While Henry Ford’s name has became almost
a synonym for the motor car, he appeared only once
on the world record scene. He proved his point, that
he could make the fastest car, then turned to his
mission in life of making cars for the millions.
He was none too pleased when the French refused to
acknowledge his new record, but in any case it only
lasted for two weeks, when Vanderbilt was back, with
a Mercedes this time, to put the speed up to 92.30
with the Blitzen Benz.
You might have expected Henry
Ford, who in his early days was a follower of the
creed that racing improves the breed, to come back
and try for the magic ton, but he probably realised
that, as much as he would have valued the publicity,
the whole business would prove too time-consuming.
His
name is rightly celebrated for what he did to bring
motoring to the millions rather than for his early
motor racing and record-breaking exploits. He made
his first mass produced model, the immortal Model
T, in 1908 and by 1915 he was exporting his two-seater
model to the UK, where it sold for a modest £115
fully equipped, at a time when the average 12 horse-power
English car cost £350 to £400.
Ford was
justifiably proud of his methods, he held no secrets,
and even invited English manufacturers to view his
works at Trafford Park, Manchester.
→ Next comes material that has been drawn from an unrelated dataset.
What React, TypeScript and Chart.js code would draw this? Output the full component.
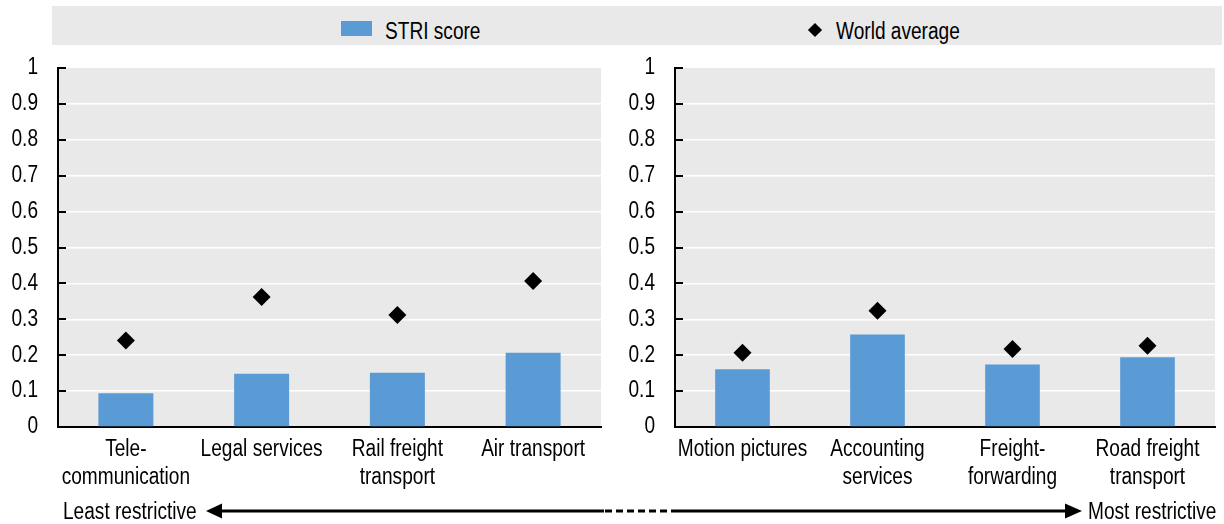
import React, { useEffect, useRef } from "react";
import { Chart, registerables } from "chart.js";

Chart.register(...registerables);

const FONT = '"Liberation Sans Narrow", "Arial Narrow", "Liberation Sans", Arial, sans-serif';
const SX = 0.83; // horizontal squeeze to imitate a narrow face
const FS = 23;

const seriesNames = ["STRI score", "World average"];
const leftCategories: (string | string[])[] = [["Tele-", "communication"], "Legal services", ["Rail freight", "transport"], "Air transport"];
const leftStri = [0.094, 0.148, 0.151, 0.207];
const leftWorld = [0.241, 0.362, 0.312, 0.407];
const rightCategories: (string | string[])[] = ["Motion pictures", ["Accounting", "services"], ["Freight-", "forwarding"], ["Road freight", "transport"]];
const rightStri = [0.161, 0.258, 0.174, 0.194];
const rightWorld = [0.207, 0.324, 0.217, 0.226];
const yTicks = [0, 0.1, 0.2, 0.3, 0.4, 0.5, 0.6, 0.7, 0.8, 0.9, 1];
const arrowLabels = ["Least restrictive", "Most restrictive"];

const BAR_COLOR = "#5b9bd5";
const PANEL_BG = "#e9e9e9";

const narrowTextPlugin = {
  id: "narrowText",
  beforeInit(chart: any) {
    const ctx = chart.ctx;
    if (ctx.__narrow) return;
    const orig = ctx.fillText.bind(ctx);
    ctx.fillText = function (text: string, x: number, y: number, maxWidth?: number) {
      ctx.save();
      ctx.translate(x, y);
      ctx.scale(SX, 1);
      if (maxWidth === undefined) orig(text, 0, 0);
      else orig(text, 0, 0, maxWidth / SX);
      ctx.restore();
    };
    ctx.__narrow = true;
  },
};

const panelPlugin = {
  id: "panelBg",
  beforeDraw(chart: any) {
    const { ctx, chartArea: a } = chart;
    ctx.save();
    ctx.fillStyle = PANEL_BG;
    ctx.fillRect(a.left, a.top, a.right - a.left, a.bottom - a.top);
    ctx.restore();
  },
  afterDraw(chart: any) {
    const { ctx, chartArea: a } = chart;
    const y = chart.scales.y;
    ctx.save();
    ctx.strokeStyle = "#000";
    ctx.lineWidth = 2;
    yTicks.forEach((v) => {
      const py = Math.round(y.getPixelForValue(v));
      ctx.beginPath();
      ctx.moveTo(a.left, py);
      ctx.lineTo(a.left + 8, py);
      ctx.stroke();
    });
    ctx.restore();
  },
};

function makeConfig(labels: (string | string[])[], stri: number[], world: number[], yWidth: number, padRight: number) {
  return {
    type: "bar" as const,
    data: {
      labels,
      datasets: [
        {
          type: "line" as const,
          label: seriesNames[1],
          data: world,
          showLine: false,
          pointStyle: "rectRot",
          pointRadius: 9,
          pointHoverRadius: 9,
          pointBackgroundColor: "#000",
          pointBorderColor: "#000",
          pointBorderWidth: 0,
          borderColor: "#000",
          backgroundColor: "#000",
          order: 0,
        },
        {
          type: "bar" as const,
          label: seriesNames[0],
          data: stri,
          backgroundColor: BAR_COLOR,
          borderWidth: 0,
          barPercentage: 0.405,
          categoryPercentage: 1,
          order: 1,
        },
      ],
    },
    options: {
      responsive: false,
      animation: false as const,
      devicePixelRatio: 1,
      layout: { padding: { top: 18, right: padRight, left: 0, bottom: 0 } },
      plugins: { legend: { display: false }, tooltip: { enabled: false } },
      scales: {
        x: {
          grid: { display: false },
          border: { display: true, color: "#000", width: 2 },
          ticks: {
            color: "#000",
            font: { family: FONT, size: FS, lineHeight: 28 / FS },
            padding: 1,
            maxRotation: 0,
            autoSkip: false,
          },
          afterFit(scale: any) {
            scale.height = 73;
          },
        },
        y: {
          min: 0,
          max: 1,
          afterBuildTicks(scale: any) {
            scale.ticks = yTicks.map((v) => ({ value: v }));
          },
          grid: {
            drawTicks: false,
            color: (c: any) => (c.tick && (c.tick.value === 0 || c.tick.value === 1) ? "rgba(0,0,0,0)" : "#ffffff"),
            lineWidth: 1.5,
          },
          border: { display: true, color: "#000", width: 2 },
          ticks: {
            color: "#000",
            font: { family: FONT, size: FS },
            padding: 20,
            callback: (v: any) => String(Number(Number(v).toFixed(1))),
          },
          afterFit(scale: any) {
            scale.width = yWidth;
            scale.paddingTop = 0;
            scale.paddingBottom = 0;
          },
        },
      },
    },
    plugins: [narrowTextPlugin, panelPlugin],
  };
}

function Panel(props: { labels: (string | string[])[]; stri: number[]; world: number[]; left: number; width: number; yWidth: number; padRight: number }) {
  const ref = useRef<HTMLCanvasElement | null>(null);
  useEffect(() => {
    if (!ref.current) return;
    const chart = new Chart(ref.current, makeConfig(props.labels, props.stri, props.world, props.yWidth, props.padRight) as any);
    return () => chart.destroy();
  }, []);
  return (
    <canvas
      ref={ref}
      width={props.width}
      height={450}
      style={{ position: "absolute", left: props.left, top: 50, width: props.width, height: 450 }}
    />
  );
}

export default function App() {
  const textStyle: React.CSSProperties = {
    position: "absolute",
    fontFamily: FONT,
    fontSize: FS,
    color: "#000",
    whiteSpace: "nowrap",
    lineHeight: "24px",
    transform: `scaleX(${SX})`,
    transformOrigin: "left center",
  };
  return (
    <div style={{ position: "fixed", left: 0, top: 0, width: 1224, height: 524, background: "#fff", overflow: "hidden" }}>
      {/* legend band */}
      <div style={{ position: "absolute", left: 52, top: 6, width: 1170, height: 39, background: PANEL_BG }} />
      <div style={{ position: "absolute", left: 341, top: 21, width: 31, height: 15, background: BAR_COLOR }} />
      <div style={{ ...textStyle, left: 385, top: 19 }}>{seriesNames[0]}</div>
      <div
        style={{
          position: "absolute",
          left: 815 - 5,
          top: 30 - 5,
          width: 10,
          height: 10,
          background: "#000",
          transform: "rotate(45deg)",
        }}
      />
      <div style={{ ...textStyle, left: 836, top: 19 }}>{seriesNames[1]}</div>

      <Panel labels={leftCategories} stri={leftStri} world={leftWorld} left={0} width={610} yWidth={58} padRight={8} />
      <Panel labels={rightCategories} stri={rightStri} world={rightWorld} left={610} width={614} yWidth={65} padRight={6} />

      {/* restrictiveness arrow */}
      <svg width={1224} height={524} style={{ position: "absolute", left: 0, top: 0, pointerEvents: "none" }}>
        <line x1={220} y1={511} x2={604} y2={511} stroke="#000" strokeWidth={3} />
        <line x1={605} y1={511} x2={674} y2={511} stroke="#000" strokeWidth={3} strokeDasharray="7 4" />
        <line x1={674} y1={511} x2={1067} y2={511} stroke="#000" strokeWidth={3} />
        <polygon points="206,511 222,503.5 222,518.5" fill="#000" />
        <polygon points="1082,511 1065,503.5 1065,518.5" fill="#000" />
      </svg>
      <div style={{ ...textStyle, left: 63, top: 499 }}>{arrowLabels[0]}</div>
      <div style={{ ...textStyle, left: 1088, top: 499 }}>{arrowLabels[1]}</div>
    </div>
  );
}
His mass-production
methods began with simple operations like a machine
to drill many holes at once instead of one at a time,
this methodology then incorporating the conveyor belt
system, which would form the basis of all modern motor
car manufacturing for many decades.
The other thing
worth mentioning with regard to Henry Ford’s
world land speed record was that it was the first time
it had been set outside France, Ford choosing to make
his run at Ostend in the USA, a place that would later
become the home of the automobile. Ford built a car
quite unlike any he designed later, which he called
the 999 Arrow. He drove it on a frozen Michigan lake
to be timed at 91.37 mph.
Ford's car was a strange mixture
of the ancient and modern. It had no bodywork, used
tiller steering, and neither gears nor clutch
to transmit the power from its four-cylinder engine.
Yet the wheels were wire-spoked, not the old artillery
type, the tyres of good section, the power ample without
aid from wind-cheating bodywork. Ford was demonstrating
that he was then as always a rugged individualist.